Almendros: A special gift from Fernando Zobel to the present owner, his God Son
“[In my paintings] there are references to the immensity of landscape or, by contrast, to the smallness of an insect or a still life, though in fact, I really wasn’t painting still life’s or landscapes,” Zobel said. “The real subject matter of [my] paintings is movement. Movement in a very wide sense of the word [physically and metaphorically], in the sense that you might say a landscape or a chair has movement”
The Philippines born Spanish artist Fernando Zobel was a driving force behind the Cuenca School of artists in Spain. Educated in Spain, the Philippines and at Harvard in America, Zobel’s oeuvre is a constant mediation between light, color and essence: an attempt at revealing truth through reduction to an abstract essence in lyrical abstraction.

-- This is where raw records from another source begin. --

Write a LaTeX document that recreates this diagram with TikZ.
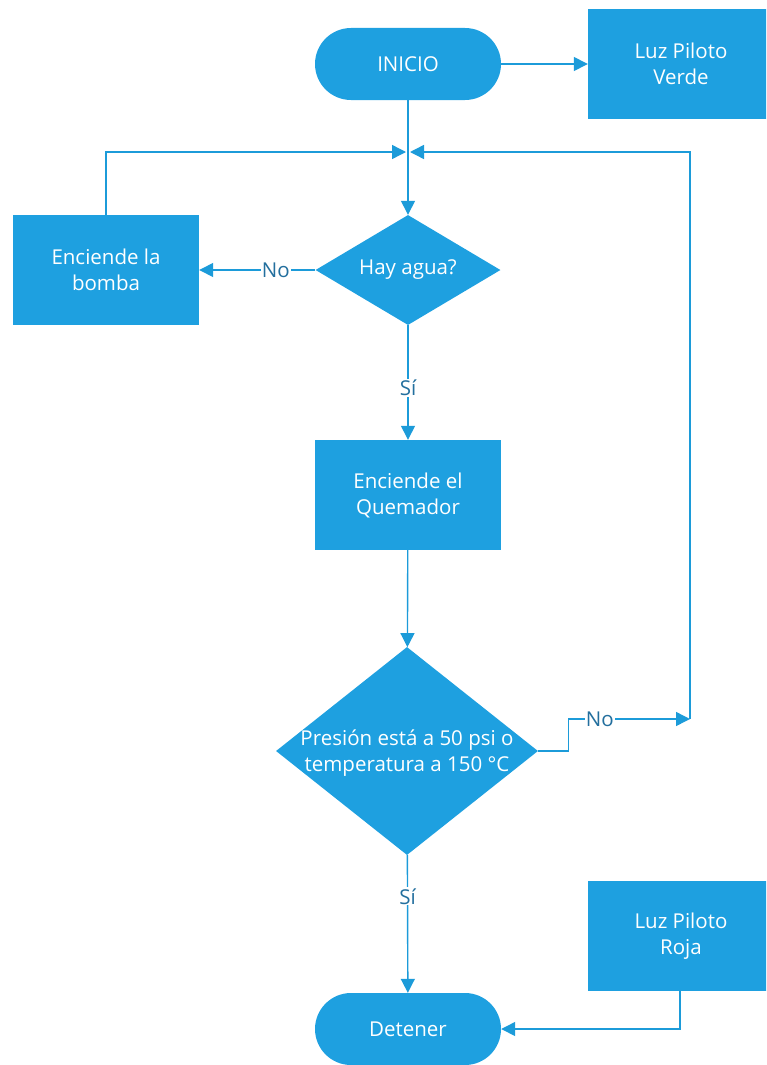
\documentclass[tikz,border=0pt]{standalone}
\usepackage{fontspec}
\setmainfont{Open Sans}
\usetikzlibrary{arrows.meta,shapes.geometric}
\definecolor{boxfill}{HTML}{1EA0E0}
\definecolor{wire}{HTML}{1C9BD9}
\definecolor{labelc}{HTML}{236F9E}

\tikzset{
  base/.style={fill=boxfill, draw=none, text=white, align=center,
    font=\fontsize{20.5}{26}\selectfont, inner sep=0pt},
  process/.style={base, rectangle, minimum width=186pt, minimum height=110pt},
  terminal/.style={base, rectangle, rounded corners=36pt, minimum width=186pt, minimum height=72pt},
  decision/.style={base, diamond},
  wirestyle/.style={draw=wire, line width=1.4pt},
  arr/.style={wirestyle, -{Triangle[length=14pt,width=14pt]}},
  lbl/.style={fill=white, text=labelc, inner sep=1pt, font=\fontsize{20.5}{24}\selectfont},
}

\begin{document}
\begin{tikzpicture}[x=1pt,y=-1pt]
\useasboundingbox (0,0) rectangle (766,1065);
\clip (0,0) rectangle (766,1065);

% shapes
\node[terminal] (start) at (408,64) {INICIO};
\node[process] (verde) at (681,64) {Luz Piloto\\Verde};
\node[process] (bomba) at (106,270) {Enciende la\\bomba};
\node[decision, minimum width=185pt, minimum height=110pt,
      label={[text=white, font=\fontsize{20.5}{26}\selectfont]center:Hay agua?}] (agua) at (408,270) {};
\node[process] (quem) at (408,495) {Enciende el\\Quemador};
\node[decision, minimum width=262pt, minimum height=208pt,
      label={[text=white, align=center, font=\fontsize{20.5}{26}\selectfont, yshift=-2pt]center:Presión está a 50 psi o\\temperatura a 150 °C}] (pres) at (407,751) {};
\node[terminal] (stop) at (408,1029) {Detener};
\node[process] (roja) at (681,936) {Luz Piloto\\Roja};

% junction points
\coordinate (j) at (408,152);
\coordinate (r) at (690,719);

% connectors
\draw[arr] (start) -- (verde);
\draw[wirestyle] (start) -- (j);
\draw[arr] (j) -- (agua);
\draw[arr, shorten >=2pt] (bomba.north) |- (j);
\draw[arr] (agua) -- node[lbl, pos=0.34]{No} (bomba);
\draw[arr] (agua) -- node[lbl, pos=0.55]{Sí} (quem);
\draw[arr] (quem) -- (pres);
\draw[arr] (pres.east) -- ++(30,0) |- node[lbl, pos=0.63]{No} (r);
\draw[arr, shorten >=2pt] (r) |- (j);
\draw[arr] (pres) -- node[lbl, pos=0.3]{Sí} (stop);
\draw[arr] ([xshift=-1pt]roja.south) |- (stop.east);
\end{tikzpicture}
\end{document}
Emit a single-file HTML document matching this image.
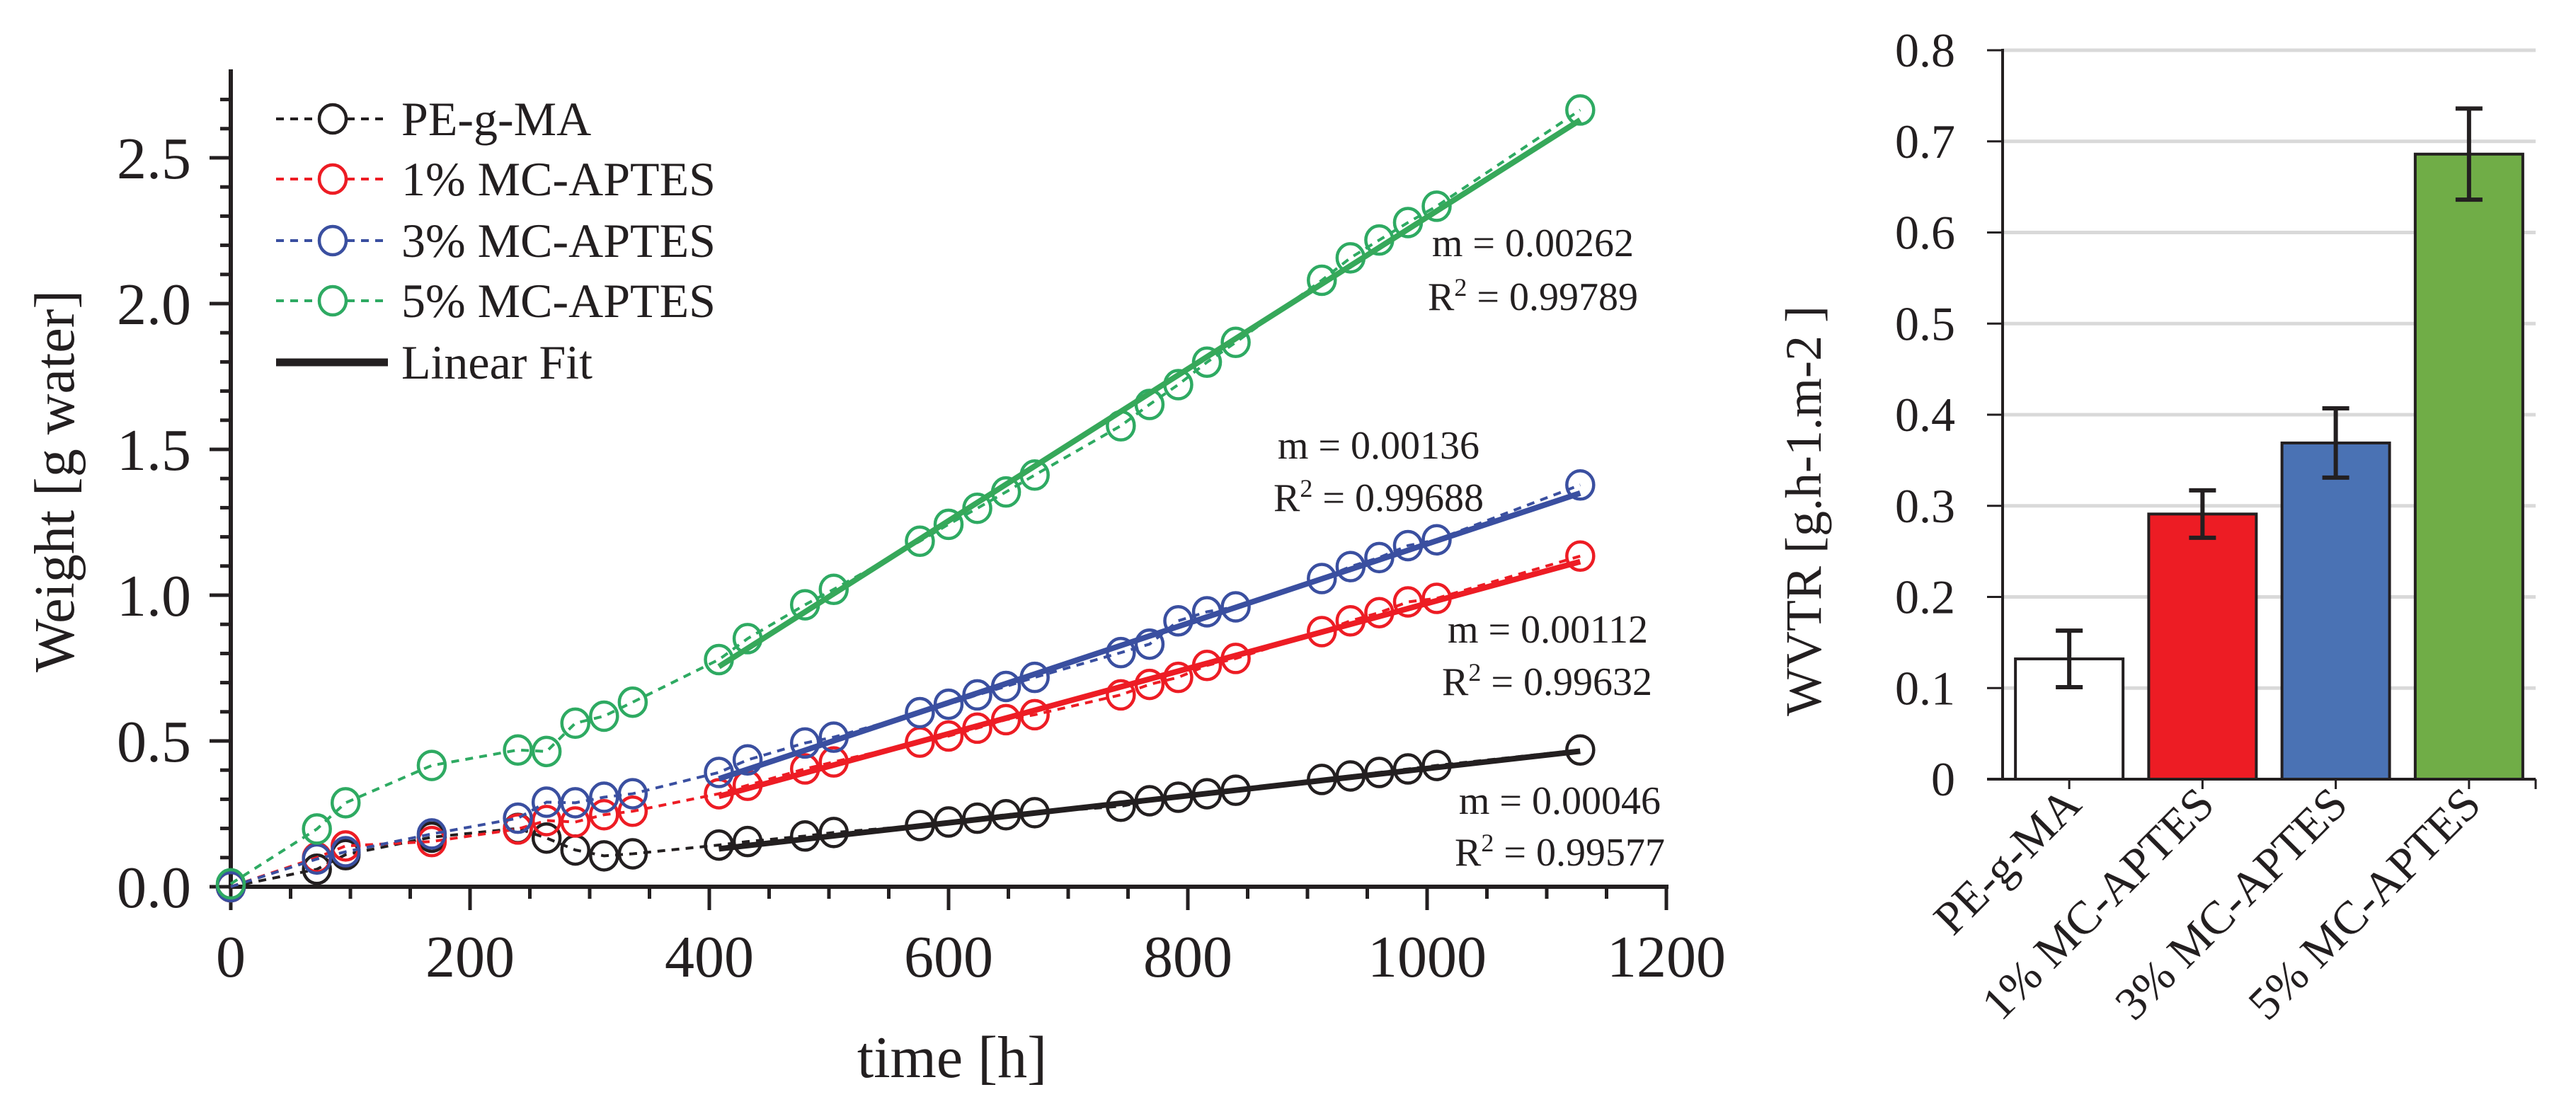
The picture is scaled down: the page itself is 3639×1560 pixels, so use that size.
<!DOCTYPE html>
<html><head><meta charset="utf-8"><style>
html,body{margin:0;padding:0;background:#fff;}
svg text{font-family:"Liberation Serif",serif;fill:#231f20;}
</style></head><body>
<svg id="chart" width="3639" height="1555" viewBox="0 0 3639 1555" xmlns="http://www.w3.org/2000/svg">
<g id="left"></g>
<g id="right"></g>
</svg>
<script>
const times = [0,72,96,168,240,264,288,312,336,408,432,480,504,576,600,624,648,672,744,768,792,816,840,912,936,960,984,1008,1128];
const sPE = [0,0.06,0.11,0.17,0.2,0.167,0.126,0.106,0.113,0.143,0.155,0.174,0.186,0.21,0.222,0.235,0.247,0.254,0.276,0.295,0.307,0.319,0.331,0.368,0.38,0.392,0.404,0.416,0.469];
const s1 = [0,0.10,0.14,0.155,0.198,0.227,0.222,0.247,0.259,0.319,0.348,0.404,0.428,0.496,0.517,0.544,0.573,0.59,0.658,0.694,0.718,0.759,0.783,0.875,0.912,0.94,0.977,0.989,1.134];
const s3 = [0,0.095,0.12,0.181,0.235,0.29,0.288,0.307,0.319,0.392,0.435,0.493,0.513,0.597,0.626,0.658,0.687,0.718,0.803,0.832,0.912,0.943,0.96,1.057,1.098,1.129,1.17,1.19,1.378];
const s5 = [0.01,0.198,0.288,0.416,0.469,0.464,0.561,0.585,0.633,0.779,0.851,0.967,1.02,1.185,1.243,1.298,1.354,1.412,1.581,1.654,1.722,1.799,1.867,2.08,2.157,2.218,2.278,2.334,2.664];
const fitX = [408,1128];
const fitPE = [0.13,0.465];
const fit1 = [0.31,1.115];
const fit3 = [0.37,1.35];
const fit5 = [0.755,2.63];
const seriesNames = ["PE-g-MA","1% MC-APTES","3% MC-APTES","5% MC-APTES"];
const yTicks = ["0.0","0.5","1.0","1.5","2.0","2.5"];
const xTicks = ["0","200","400","600","800","1000","1200"];
const barCats = ["PE-g-MA","1% MC-APTES","3% MC-APTES","5% MC-APTES"];
const barVals = [0.132,0.291,0.369,0.686];
const barErr = [0.031,0.026,0.038,0.05];
const barTicks = ["0","0.1","0.2","0.3","0.4","0.5","0.6","0.7","0.8"];

const NS="http://www.w3.org/2000/svg";
function mk(parent,tag,attrs,text){const e=document.createElementNS(NS,tag);for(const k in attrs)e.setAttribute(k,attrs[k]);if(text!==undefined)e.textContent=text;parent.appendChild(e);return e;}
const L=document.getElementById('left'), R=document.getElementById('right');
const X0=326,X1=2354,Y0=1253,UNIT=412;
const xs=t=>X0+(t/1200)*(X1-X0);
const ys=v=>Y0-v*UNIT;
const colors=["#231f20","#ed1c24","#3a4fa0","#2eaa62"];
const fitColors=["#231f20","#ed1c24","#3a4fa0","#36a85a"];
const allS=[sPE,s1,s3,s5], allFit=[fitPE,fit1,fit3,fit5];
const sNames=['pe-g-ma','1pct','3pct','5pct'];
let e;
e=mk(L,'line',{x1:X0,y1:Y0,x2:X1+3,y2:Y0,stroke:'#231f20','stroke-width':6});


e=mk(L,'line',{x1:X0,y1:98,x2:X0,y2:Y0+3,stroke:'#231f20','stroke-width':6});


for(let v=0;v<=2.71;v+=0.1){const major=Math.abs(v*2-Math.round(v*2))<1e-6;mk(L,'line',{x1:X0-(major?30:15),y1:ys(v),x2:X0,y2:ys(v),stroke:'#231f20','stroke-width':5});}
for(let t=0;t<=1200;t+=50){const major=t%200===0;mk(L,'line',{x1:xs(t),y1:Y0,x2:xs(t),y2:Y0+(major?33:17),stroke:'#231f20','stroke-width':5});}
yTicks.forEach((s,i)=>{e=mk(L,'text',{x:270,y:ys(parseFloat(s))+29,'text-anchor':'end','font-size':84},s);

});
xTicks.forEach((s)=>{e=mk(L,'text',{x:xs(parseFloat(s)),y:1380,'text-anchor':'middle','font-size':84},s);

});
e=mk(L,'text',{x:1345,y:1522,'text-anchor':'middle','font-size':84},'time [h]');


e=mk(L,'text',{x:0,y:0,'text-anchor':'middle','font-size':80,transform:'translate(104,680) rotate(-90)'},'Weight [g water]');


allS.forEach((s,si)=>{
  const g=mk(L,'g',{});
  
  
  const pts=s.map((v,i)=>xs(times[i])+','+ys(v)).join(' ');
  mk(g,'polyline',{points:pts,fill:'none',stroke:colors[si],'stroke-width':4,'stroke-dasharray':'11 9'});
  s.forEach((v,i)=>{const c=mk(g,'ellipse',{cx:xs(times[i]),cy:ys(v),rx:19,ry:20,fill:'none',stroke:colors[si],'stroke-width':4.5});
  
  });
});
allFit.forEach((f,si)=>{e=mk(L,'line',{x1:xs(fitX[0]),y1:ys(f[0]),x2:xs(fitX[1]),y2:ys(f[1]),stroke:fitColors[si],'stroke-width':8});

});
const ann=[["m = 0.00262","0.99789",2308,362,438],["m = 0.00136","0.99688",2090,648,722],["m = 0.00112","0.99632",2328,908,982],["m = 0.00046","0.99577",2346,1150,1223]];
ann.forEach(a=>{e=mk(L,'text',{x:a[2],y:a[3],'text-anchor':'end','font-size':56},a[0]);


const t=mk(L,'text',{x:a[2]+6,y:a[4],'text-anchor':'end','font-size':56});


t.innerHTML='R<tspan dy="-20" font-size="36">2</tspan><tspan dy="20"> = '+a[1]+'</tspan>';});
const lg=mk(L,'g',{});


const ly=[168,253,340,425];
seriesNames.forEach((n,i)=>{
  const g=mk(lg,'g',{});
  
  
  mk(g,'line',{x1:390,y1:ly[i],x2:548,y2:ly[i],stroke:colors[i],'stroke-width':4,'stroke-dasharray':'11 9'});
  mk(g,'ellipse',{cx:470,cy:ly[i],rx:19,ry:20,fill:'#fff',stroke:colors[i],'stroke-width':4.5});
  mk(g,'text',{x:567,y:ly[i]+23,'font-size':68},n);
});
const lf=mk(lg,'g',{});


mk(lf,'line',{x1:390,y1:512,x2:548,y2:512,stroke:'#231f20','stroke-width':11});
mk(lf,'text',{x:567,y:535,'font-size':68},'Linear Fit');

const BX0=2829,BX1=3582,BY0=1101,BU=1030/0.8;
const by=v=>BY0-v*BU;
barTicks.forEach(s=>{const v=parseFloat(s);
  if(v>0){const gl=mk(R,'line',{x1:BX0,y1:by(v),x2:BX1,y2:by(v),stroke:'#d9d9d9','stroke-width':5});
  
  }
  mk(R,'line',{x1:BX0-22,y1:by(v),x2:BX0,y2:by(v),stroke:'#231f20','stroke-width':3});
  const t=mk(R,'text',{x:2762,y:by(v)+23,'text-anchor':'end','font-size':68},s);
  
  
});
const barColors=['#ffffff','#ed1c24','#4a72b4','#70ad47'];
const slot=(BX1-BX0)/barCats.length;
barCats.forEach((c,i)=>{
  const cx=BX0+slot*(i+0.5), w=152;
  const b=mk(R,'rect',{x:cx-w/2,y:by(barVals[i]),width:w,height:BY0-by(barVals[i]),fill:barColors[i],stroke:'#231f20','stroke-width':4});
  
  
  const eg=mk(R,'g',{stroke:'#231f20','stroke-width':6});
  
  
  const hi=by(barVals[i]+barErr[i]), lo=by(barVals[i]-barErr[i]);
  mk(eg,'line',{x1:cx,y1:hi,x2:cx,y2:lo});
  mk(eg,'line',{x1:cx-19,y1:hi,x2:cx+19,y2:hi});
  mk(eg,'line',{x1:cx-19,y1:lo,x2:cx+19,y2:lo});
  mk(R,'line',{x1:cx,y1:BY0,x2:cx,y2:BY0+14,stroke:'#231f20','stroke-width':3});
  const t=mk(R,'text',{x:0,y:0,'text-anchor':'end','font-size':66,transform:'translate('+(cx+20)+',1140) rotate(-45)'},c);
  
  
});
mk(R,'line',{x1:BX1,y1:BY0,x2:BX1,y2:BY0+14,stroke:'#231f20','stroke-width':3});
e=mk(R,'line',{x1:BX0-22,y1:BY0,x2:BX1,y2:BY0,stroke:'#231f20','stroke-width':4});


e=mk(R,'line',{x1:BX0,y1:by(0.8)-2,x2:BX0,y2:BY0,stroke:'#231f20','stroke-width':4});


e=mk(R,'text',{x:0,y:0,'text-anchor':'middle','font-size':72,transform:'translate(2572,722) rotate(-90)'},'WVTR [g.h-1.m-2 ]');


</script>
</body></html>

In his own words, he wished “to remember in pictorial terms” using “impacts of light, brightness and color relationships”
Zobel’s works were made from careful observations of nature. Almendros (Lot 740), as this piece is titled, takes its name after almond trees. In it, a misty field of greys and beige is interrupted with the calligraphic strokes of black at the left of the painting. Zobel's strokes are wistful yet energetic, emanating the branches of trees swaying in the wind, reminiscent of his Serie Negra series which he concluded a few years before. A delicately painted mosaic of tiny white impasto squares at the upper left quadrant, provide textural variation to the otherwise smooth surface of the painting, while also suggesting almond fruits within trees. This rare composition, is a statement to the cerebral labor that goes into understanding even a singular moment, once we begin to fully consider its emergence and implications.
A meditation on cognitive expression within an artistic paradigm, his paintings address the underlining influence memory has upon experiences, or within the artist’s worldview, the importance of memories upon his own life story. Inspired by his time spent living in the Philippines, America, and Spain, the artworks are a culmination of his mental and emotional relationships with the world around him.